**** Stored data ****

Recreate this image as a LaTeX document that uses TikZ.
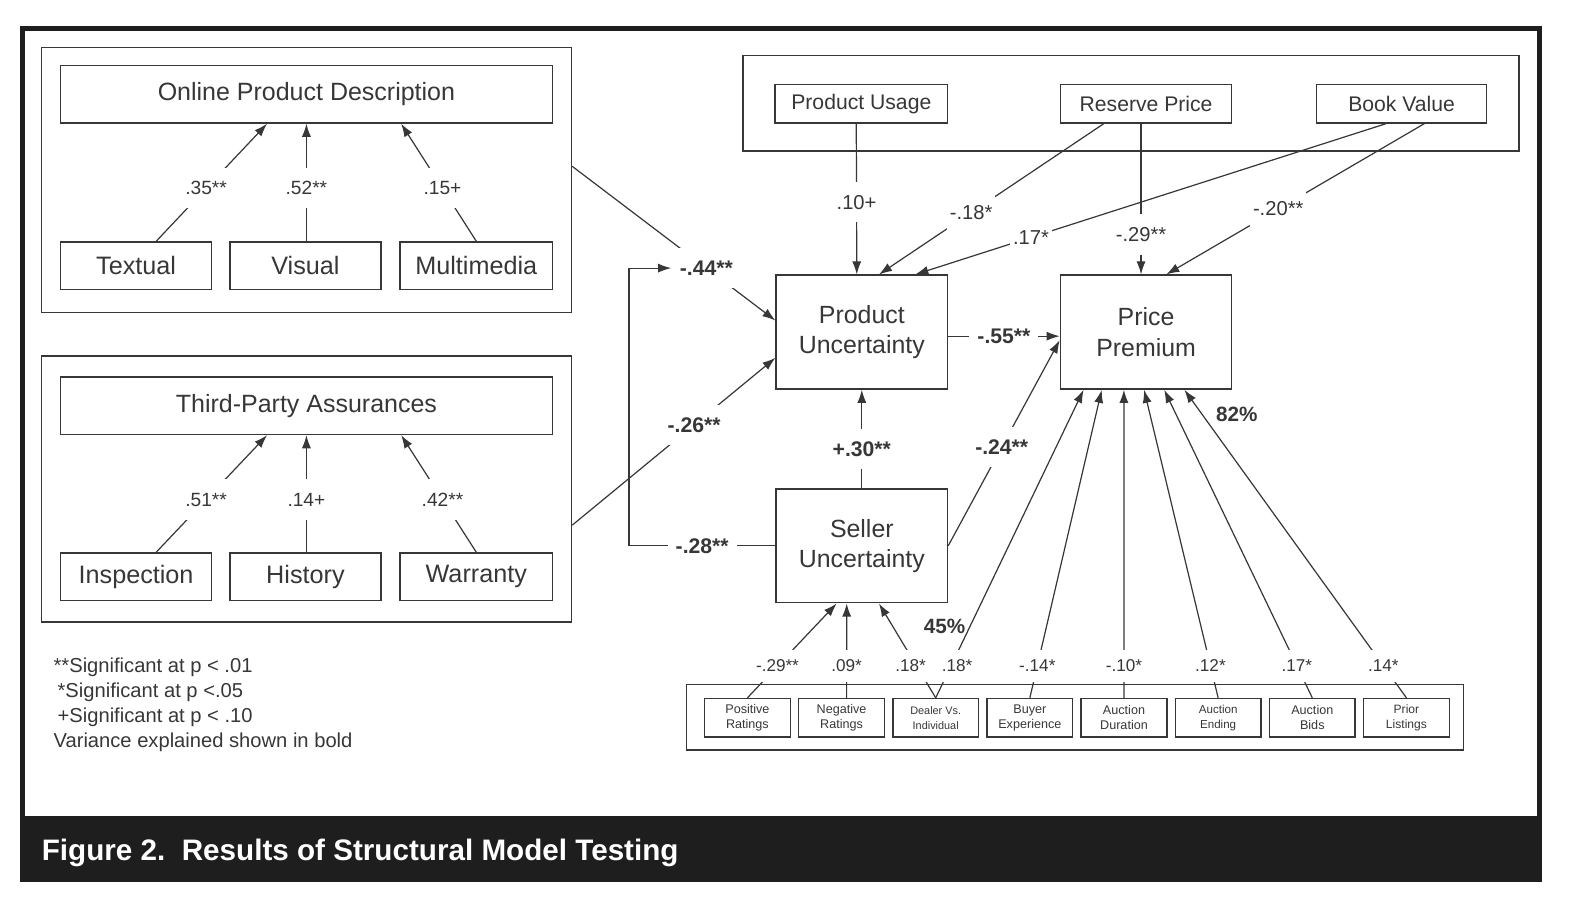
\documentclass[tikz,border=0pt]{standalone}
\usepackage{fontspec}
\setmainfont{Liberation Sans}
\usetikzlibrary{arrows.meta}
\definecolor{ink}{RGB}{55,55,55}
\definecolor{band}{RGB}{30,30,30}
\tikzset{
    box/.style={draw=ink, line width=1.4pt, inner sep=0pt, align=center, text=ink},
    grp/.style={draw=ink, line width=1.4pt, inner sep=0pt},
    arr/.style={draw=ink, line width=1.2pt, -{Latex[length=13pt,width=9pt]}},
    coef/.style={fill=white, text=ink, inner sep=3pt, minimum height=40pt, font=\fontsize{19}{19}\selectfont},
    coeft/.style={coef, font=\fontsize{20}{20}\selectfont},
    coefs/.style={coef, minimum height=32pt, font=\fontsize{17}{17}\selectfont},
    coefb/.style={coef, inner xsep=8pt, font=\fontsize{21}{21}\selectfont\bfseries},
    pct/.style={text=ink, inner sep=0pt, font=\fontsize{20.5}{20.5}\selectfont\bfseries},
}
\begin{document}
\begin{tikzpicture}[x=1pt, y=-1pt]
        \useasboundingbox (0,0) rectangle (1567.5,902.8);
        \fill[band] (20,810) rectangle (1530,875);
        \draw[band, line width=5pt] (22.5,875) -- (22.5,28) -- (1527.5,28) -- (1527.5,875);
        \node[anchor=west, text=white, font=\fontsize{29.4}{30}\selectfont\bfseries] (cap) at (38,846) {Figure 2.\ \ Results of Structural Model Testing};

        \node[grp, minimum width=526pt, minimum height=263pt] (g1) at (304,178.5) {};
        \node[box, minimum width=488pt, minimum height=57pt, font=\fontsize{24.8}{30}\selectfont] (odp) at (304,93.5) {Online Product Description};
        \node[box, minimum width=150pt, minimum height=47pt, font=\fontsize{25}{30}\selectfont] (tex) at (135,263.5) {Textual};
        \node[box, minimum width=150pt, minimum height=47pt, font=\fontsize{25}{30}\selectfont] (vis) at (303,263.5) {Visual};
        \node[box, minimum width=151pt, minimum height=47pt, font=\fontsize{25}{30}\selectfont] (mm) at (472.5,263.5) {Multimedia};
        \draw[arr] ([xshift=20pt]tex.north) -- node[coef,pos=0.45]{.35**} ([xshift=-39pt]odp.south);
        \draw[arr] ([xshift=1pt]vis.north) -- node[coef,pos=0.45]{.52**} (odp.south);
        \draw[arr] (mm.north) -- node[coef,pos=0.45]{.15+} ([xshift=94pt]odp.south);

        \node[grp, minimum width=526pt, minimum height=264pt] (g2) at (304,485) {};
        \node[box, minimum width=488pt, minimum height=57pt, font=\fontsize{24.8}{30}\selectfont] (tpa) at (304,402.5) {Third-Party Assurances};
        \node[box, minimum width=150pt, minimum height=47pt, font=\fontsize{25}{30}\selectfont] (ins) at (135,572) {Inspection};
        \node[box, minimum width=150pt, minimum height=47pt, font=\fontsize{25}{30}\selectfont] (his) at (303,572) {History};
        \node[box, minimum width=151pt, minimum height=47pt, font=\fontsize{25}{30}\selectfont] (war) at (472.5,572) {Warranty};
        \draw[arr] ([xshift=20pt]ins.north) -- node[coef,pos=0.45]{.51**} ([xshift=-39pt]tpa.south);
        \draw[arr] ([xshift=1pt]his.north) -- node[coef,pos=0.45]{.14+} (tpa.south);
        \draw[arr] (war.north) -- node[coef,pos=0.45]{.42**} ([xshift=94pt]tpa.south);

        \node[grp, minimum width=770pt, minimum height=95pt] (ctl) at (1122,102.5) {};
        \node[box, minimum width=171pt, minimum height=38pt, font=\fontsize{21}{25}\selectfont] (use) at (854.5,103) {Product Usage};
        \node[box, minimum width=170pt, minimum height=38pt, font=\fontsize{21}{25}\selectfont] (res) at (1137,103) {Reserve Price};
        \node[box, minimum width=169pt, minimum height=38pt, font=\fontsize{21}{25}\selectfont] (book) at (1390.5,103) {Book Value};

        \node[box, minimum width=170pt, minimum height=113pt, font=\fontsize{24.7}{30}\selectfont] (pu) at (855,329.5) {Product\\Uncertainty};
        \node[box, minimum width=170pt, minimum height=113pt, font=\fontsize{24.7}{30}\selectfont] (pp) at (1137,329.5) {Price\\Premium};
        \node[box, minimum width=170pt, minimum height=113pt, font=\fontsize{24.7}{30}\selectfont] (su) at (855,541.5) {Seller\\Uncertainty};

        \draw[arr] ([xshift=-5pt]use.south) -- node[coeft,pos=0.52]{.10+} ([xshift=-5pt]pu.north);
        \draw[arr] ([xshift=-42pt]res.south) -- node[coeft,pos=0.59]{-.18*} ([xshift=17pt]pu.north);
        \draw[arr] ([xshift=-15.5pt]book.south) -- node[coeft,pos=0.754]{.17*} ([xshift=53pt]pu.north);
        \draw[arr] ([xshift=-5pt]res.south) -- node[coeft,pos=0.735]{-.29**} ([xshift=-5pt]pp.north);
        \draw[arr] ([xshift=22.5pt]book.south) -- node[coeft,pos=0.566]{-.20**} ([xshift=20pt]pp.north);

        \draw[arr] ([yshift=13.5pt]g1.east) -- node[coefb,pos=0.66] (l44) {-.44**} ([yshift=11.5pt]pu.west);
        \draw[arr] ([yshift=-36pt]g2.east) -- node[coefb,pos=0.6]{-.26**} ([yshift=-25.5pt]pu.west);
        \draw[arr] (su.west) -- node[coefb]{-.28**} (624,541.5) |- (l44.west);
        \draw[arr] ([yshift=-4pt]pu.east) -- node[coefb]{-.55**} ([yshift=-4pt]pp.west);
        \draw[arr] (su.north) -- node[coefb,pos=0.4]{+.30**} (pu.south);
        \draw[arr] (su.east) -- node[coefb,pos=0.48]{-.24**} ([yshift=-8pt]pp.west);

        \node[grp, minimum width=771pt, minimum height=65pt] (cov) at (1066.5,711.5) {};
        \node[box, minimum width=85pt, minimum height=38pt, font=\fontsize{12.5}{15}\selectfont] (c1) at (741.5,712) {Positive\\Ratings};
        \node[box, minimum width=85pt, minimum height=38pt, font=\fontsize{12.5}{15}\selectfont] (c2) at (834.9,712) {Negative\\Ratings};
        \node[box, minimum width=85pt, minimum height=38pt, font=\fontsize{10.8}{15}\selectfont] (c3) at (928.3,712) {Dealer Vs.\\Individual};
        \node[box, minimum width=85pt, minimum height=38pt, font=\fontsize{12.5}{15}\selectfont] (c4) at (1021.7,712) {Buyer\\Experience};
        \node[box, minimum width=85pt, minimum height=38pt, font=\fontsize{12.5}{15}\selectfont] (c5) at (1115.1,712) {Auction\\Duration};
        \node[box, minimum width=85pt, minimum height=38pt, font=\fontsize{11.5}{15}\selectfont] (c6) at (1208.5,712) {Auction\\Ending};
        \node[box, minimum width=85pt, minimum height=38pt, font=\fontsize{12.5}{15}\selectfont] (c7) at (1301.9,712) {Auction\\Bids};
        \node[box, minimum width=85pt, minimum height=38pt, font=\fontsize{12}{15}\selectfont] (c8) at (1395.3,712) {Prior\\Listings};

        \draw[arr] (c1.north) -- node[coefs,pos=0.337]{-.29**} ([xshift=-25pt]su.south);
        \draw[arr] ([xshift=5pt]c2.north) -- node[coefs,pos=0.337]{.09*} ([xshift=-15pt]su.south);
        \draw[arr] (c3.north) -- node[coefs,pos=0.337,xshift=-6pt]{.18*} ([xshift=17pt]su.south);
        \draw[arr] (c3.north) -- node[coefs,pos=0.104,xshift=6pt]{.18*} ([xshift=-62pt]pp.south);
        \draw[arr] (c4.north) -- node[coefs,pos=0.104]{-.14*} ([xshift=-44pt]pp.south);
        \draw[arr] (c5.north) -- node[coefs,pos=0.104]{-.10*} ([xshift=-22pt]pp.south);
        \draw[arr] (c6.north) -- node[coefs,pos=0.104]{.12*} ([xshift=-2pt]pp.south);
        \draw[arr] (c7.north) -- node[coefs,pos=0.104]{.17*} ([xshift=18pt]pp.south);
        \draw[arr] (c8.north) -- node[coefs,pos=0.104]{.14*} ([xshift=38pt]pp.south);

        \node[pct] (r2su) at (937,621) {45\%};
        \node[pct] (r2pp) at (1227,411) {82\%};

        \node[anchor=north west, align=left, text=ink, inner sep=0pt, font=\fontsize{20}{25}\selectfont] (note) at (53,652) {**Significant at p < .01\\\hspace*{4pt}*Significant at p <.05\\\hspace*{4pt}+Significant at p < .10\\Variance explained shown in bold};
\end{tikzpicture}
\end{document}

****

**What you have to do:** Repeat only the lines from the beginning of the material through the line containing "(cap) at (38,846)", both ends kept, leaving pictures out.

**Solution to the exercise:**
Recreate this image as a LaTeX document that uses TikZ.
\documentclass[tikz,border=0pt]{standalone}
\usepackage{fontspec}
\setmainfont{Liberation Sans}
\usetikzlibrary{arrows.meta}
\definecolor{ink}{RGB}{55,55,55}
\definecolor{band}{RGB}{30,30,30}
\tikzset{
    box/.style={draw=ink, line width=1.4pt, inner sep=0pt, align=center, text=ink},
    grp/.style={draw=ink, line width=1.4pt, inner sep=0pt},
    arr/.style={draw=ink, line width=1.2pt, -{Latex[length=13pt,width=9pt]}},
    coef/.style={fill=white, text=ink, inner sep=3pt, minimum height=40pt, font=\fontsize{19}{19}\selectfont},
    coeft/.style={coef, font=\fontsize{20}{20}\selectfont},
    coefs/.style={coef, minimum height=32pt, font=\fontsize{17}{17}\selectfont},
    coefb/.style={coef, inner xsep=8pt, font=\fontsize{21}{21}\selectfont\bfseries},
    pct/.style={text=ink, inner sep=0pt, font=\fontsize{20.5}{20.5}\selectfont\bfseries},
}
\begin{document}
\begin{tikzpicture}[x=1pt, y=-1pt]
        \useasboundingbox (0,0) rectangle (1567.5,902.8);
        \fill[band] (20,810) rectangle (1530,875);
        \draw[band, line width=5pt] (22.5,875) -- (22.5,28) -- (1527.5,28) -- (1527.5,875);
        \node[anchor=west, text=white, font=\fontsize{29.4}{30}\selectfont\bfseries] (cap) at (38,846) {Figure 2.\ \ Results of Structural Model Testing};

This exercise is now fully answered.